Highly sensitive lipid detection and localization in atherosclerotic plaque with a dual-frequency intravascular photoacoustic/ultrasound catheter

Abstract

Intravascular photoacoustic/ultrasound (IVPA/US) is an emerging hybrid imaging modality that provides specific lipid detection and localization, while maintaining co-registered artery morphology, for diagnosis of vulnerable plaque in cardiovascular disease. However, current IVPA/US approaches based on a single-element transducer exhibit compromised performance for lipid detection due to the relatively low contrast of lipid absorption and conflicting detection bands for photoacoustic and ultrasound signals. Here, we present a dual-frequency IVPA/US catheter for highly sensitive detection and precision localization of lipids. The low frequency transducer provides enhanced photoacoustic sensitivity, while the high frequency transducer maintains state-of-the-art spatial resolution for ultrasound imaging. The boosted capability of IVPA/US imaging enables a multi-scale analysis of lipid distribution in swine with coronary atherosclerosis. The dual-frequency IVPA/US catheter has a diameter of 1 mm and flexibility to easily adapt to current catheterization procedures and is a significant step toward clinical diagnosis of vulnerable plaque.
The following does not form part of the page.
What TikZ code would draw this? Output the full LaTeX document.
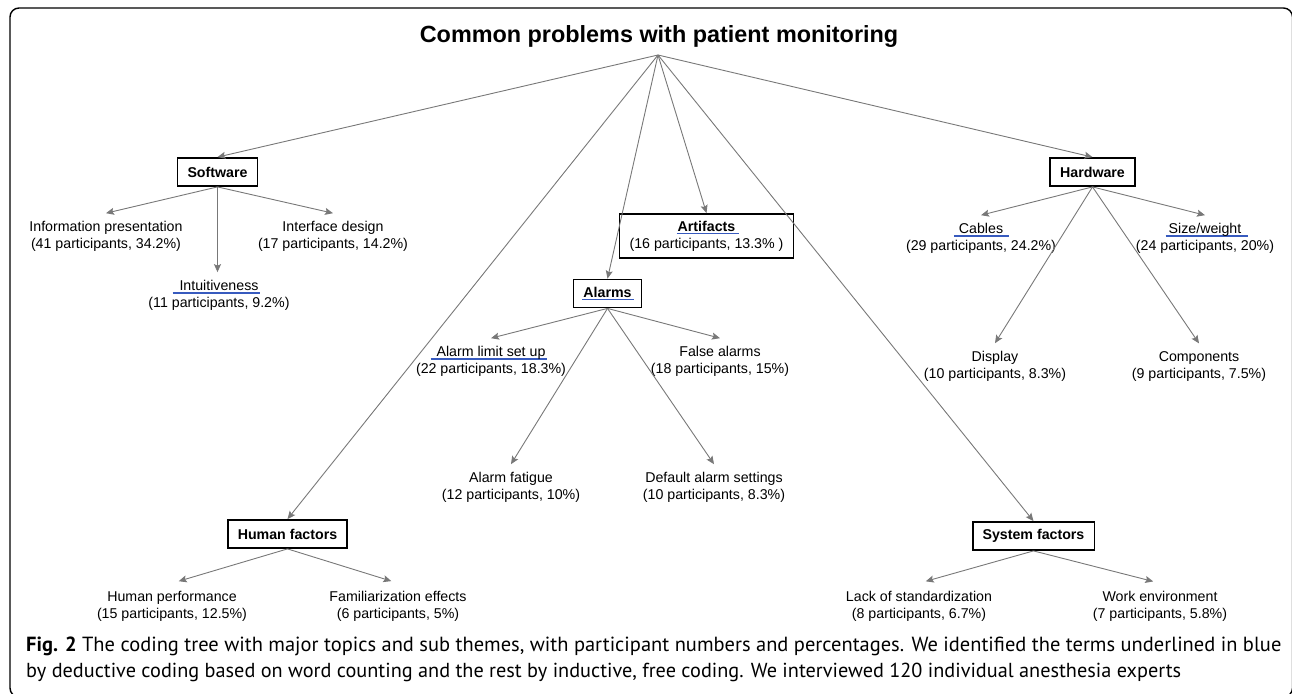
\documentclass[tikz,border=0pt]{standalone}
\usepackage{fontspec}
\setmainfont{Liberation Sans}
\newfontfamily\capfont{PT Sans}
\usepackage{xcolor}
\usepackage{graphicx}
\usepackage{tikz}
\usetikzlibrary{arrows.meta}
\tikzset{>={Stealth[length=8pt,width=7pt,inset=1.5pt]}}

\definecolor{ulblue}{RGB}{55,90,190}
\definecolor{linkgray}{RGB}{120,120,120}

\tikzset{
  topic/.style={draw=black, line width=1.8pt, fill=white, align=center,
    font=\fontsize{14.2}{17}\selectfont\bfseries, inner xsep=10pt, minimum height=28pt},
  theme/.style={align=center, font=\fontsize{14.2}{17}\selectfont, inner xsep=4pt, inner ysep=8pt},
  link/.style={->, draw=linkgray, line width=0.9pt},
}

% blue underline: left overhang, right overhang, text
\newcommand{\bluline}[3]{\setbox0\hbox{#3}\rlap{\kern-#1\color{ulblue}\rule[-3.2pt]{\dimexpr\wd0+#1+#2\relax}{1.6pt}}\box0}

\begin{document}
\begin{tikzpicture}[x=1pt,y=-1pt]
    \useasboundingbox (0,0) rectangle (1292,693);
    \draw[line width=1.4pt, rounded corners=9pt] (10,8) rectangle (1292.5,697);

    \node[font=\fontsize{23.4}{28}\selectfont\bfseries] (title) at (659,37) {Common problems with patient monitoring};
    \coordinate (root) at (658,55);

    % major topics
    \node[topic] (software) at (217.5,172) {Software};
    \node[topic] (hardware) at (1092.5,172) {Hardware};
    \node[topic, minimum height=44pt] (artifacts) at (706.5,236) {\bluline{1pt}{4pt}{Artifacts}\\\mdseries (16 participants, 13.3\% )};
    \node[topic] (alarms) at (607.5,293.5) {\bluline{1pt}{2pt}{Alarms}};
    \node[topic] (human) at (287.5,534) {Human factors};
    \node[topic] (system) at (1033.5,536) {System factors};

    % sub themes
    \node[theme] (info) at (106,236.5) {Information presentation\\(41 participants, 34.2\%)};
    \node[theme] (intuit) at (219,295.5) {\bluline{7pt}{2pt}{Intuitiveness}\\(11 participants, 9.2\%)};
    \node[theme] (iface) at (333,236.5) {Interface design\\(17 participants, 14.2\%)};
    \node[theme] (cables) at (981,238.5) {\bluline{5pt}{6pt}{Cables}\\(29 participants, 24.2\%)};
    \node[theme] (sizew) at (1205,238.5) {\bluline{3pt}{7pt}{Size/weight}\\(24 participants, 20\%)};
    \node[theme] (display) at (995,366.5) {Display\\(10 participants, 8.3\%)};
    \node[theme] (comps) at (1199,366.5) {Components\\(9 participants, 7.5\%)};
    \node[theme] (limit) at (491,361.5) {\bluline{6pt}{2pt}{Alarm limit set up}\\(22 participants, 18.3\%)};
    \node[theme] (falsealarm) at (720,361.5) {False alarms\\(18 participants, 15\%)};
    \node[theme] (fatigue) at (511,487.5) {Alarm fatigue\\(12 participants, 10\%)};
    \node[theme] (default) at (714,487.5) {Default alarm settings\\(10 participants, 8.3\%)};
    \node[theme] (perf) at (172,606.5) {Human performance\\(15 participants, 12.5\%)};
    \node[theme] (famil) at (398,606.5) {Familiarization effects\\(6 participants, 5\%)};
    \node[theme] (lack) at (919,606.5) {Lack of standardization\\(8 participants, 6.7\%)};
    \node[theme] (workenv) at (1160,606.5) {Work environment\\(7 participants, 5.8\%)};

    \draw[link] (root) -- (software.north);
    \draw[link] (root) -- (hardware.north);
    \draw[link] (root) -- (artifacts.north);
    \draw[link] (root) -- (alarms.north);
    \draw[link] (root) -- (human.north);
    \draw[link] (root) -- (system.north);

    \draw[link] (software.south) -- (info.north);
    \draw[link] (software.south) -- (software.south |- intuit.north);
    \draw[link] (software.south) -- (iface.north);
    \draw[link] (hardware.south) -- (cables.north);
    \draw[link] (hardware.south) -- (sizew.north);
    \draw[link] (hardware.south) -- (display.north);
    \draw[link] (hardware.south) -- (comps.north);
    \draw[link] (alarms.south) -- (limit.north);
    \draw[link] (alarms.south) -- (falsealarm.north);
    \draw[link] (alarms.south) -- (fatigue.north);
    \draw[link] (alarms.south) -- (default.north);
    \draw[link, shorten >=7pt] (human.south) -- (perf.north);
    \draw[link, shorten >=7pt] (human.south) -- (famil.north);
    \draw[link, shorten >=7pt] (system.south) -- (lack.north);
    \draw[link, shorten >=7pt] (system.south) -- (workenv.north);

    % caption
    \node[anchor=base west, inner sep=0, font=\capfont] (cap1) at (26,651) {\resizebox{1255pt}{!}{\textbf{Fig. 2} The coding tree with major topics and sub themes, with participant numbers and percentages. We identified the terms underlined in blue}};
    \node[anchor=base west, inner sep=0, font=\capfont] (cap2) at (26,677) {\resizebox{1155pt}{!}{by deductive coding based on word counting and the rest by inductive, free coding. We interviewed 120 individual anesthesia experts}};
\end{tikzpicture}
\end{document}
Keywords: Ossabaw miniature swine; atherosclerotic plaque; dual-frequency; intravascular photoacoustic; lipid core.

FIGURE 1.

[Schematic of dual-frequency IVPA/US imaging. FORJ: fiber-optic rotary joint.]

FIGURE 2.

[Dual-frequency IVPA/US catheter design and optimization. (A) Design of a dual-frequency IVPA/US catheter; (B) photograph of fabricated catheter tip; (C) entire catheter; (D) optimization of optical firing angle from the catheter tip, with the upper inset showing a zoom-in at small depth, and the lower inset depicting the geometrical relationship between fiber tip and 23 MHz transducer; (E) optimization of tilted angle of 23 MHz transducer with light firing angle of 15° to the vertical direction, the green area showing the effective detection region and acceptance angle of the transducer.]

FIGURE 3.

[Optical and electrical coupling, and time sequence design. (A) Photograph of a hybrid fiber-optic & electrical rotary joint; (B) coupled optical pulse energy monitoring during continuous 10 revolutions; (C) strategy of time sequence design of the two transducer channels.]

FIGURE 4.

[Comparison between 23 MHz and 42 MHz transducers for detection of lipid deposit in artery using a collinear catheter design. (A, B) Normalized photoacoustic images with zoom-in display of selected regions; (C, D) A-line signal and amplitude along the yellow line in (A, B); (E, F) frequency response of photoacoustic signals in (C, D). The black lines in (E, F) are responsivity of transducers characterized by measuring the ultrasound echo from a rigid surface, the blue lines are frequency domain expression of measured signal, while the red lines are their normalized result to the responsivity. (A, C, E) correspond to 23 MHz catheter, and (B, D, F) are for 42 MHz transducer.]

FIGURE 5.

[Representative imaging results and histology validation. (A) Ultrasound, (B) photoacoustic, (C) their overlaid resulting image at a representative cross-sectional location of the pig artery. The region between the blue line and green line indicates a thickened intima, i.e. atherosclerotic plaque; (D) hematoxylin and eosin histology result at the same artery location. The blue line indicates lipid core, while the yellow lines denotes its early-stage lipid deposits. Scale bar of 1 mm applies to all the panels.]

FIGURE 6.

[Photoacoustic (PA), ultrasound (US), and their overlaid images at representative positions along a pig coronary artery. Scale bar of 1 mm (right column) applies to all the panels. The blue line denotes the boundary of lumen and the green line indicates the boundary of the neo-intima layer (boundary of initial lumen). The yellow arrowed line in III indicates the acoustic shadowing behind an echogenic calcium nodule.]

FIGURE 7.

[2D and 3D overlaid photoacoustic/ultrasound images over the pullback of the IVPA/US transducer through 32 mm length of artery. (A, B) Overlaid photoacoustic/ultrasound images in yz and xz planes, respectively, (C) 3D photoacoustic/ ultrasound images of the artery with a 24 mm section length and a quarter cutaway for better visualization.]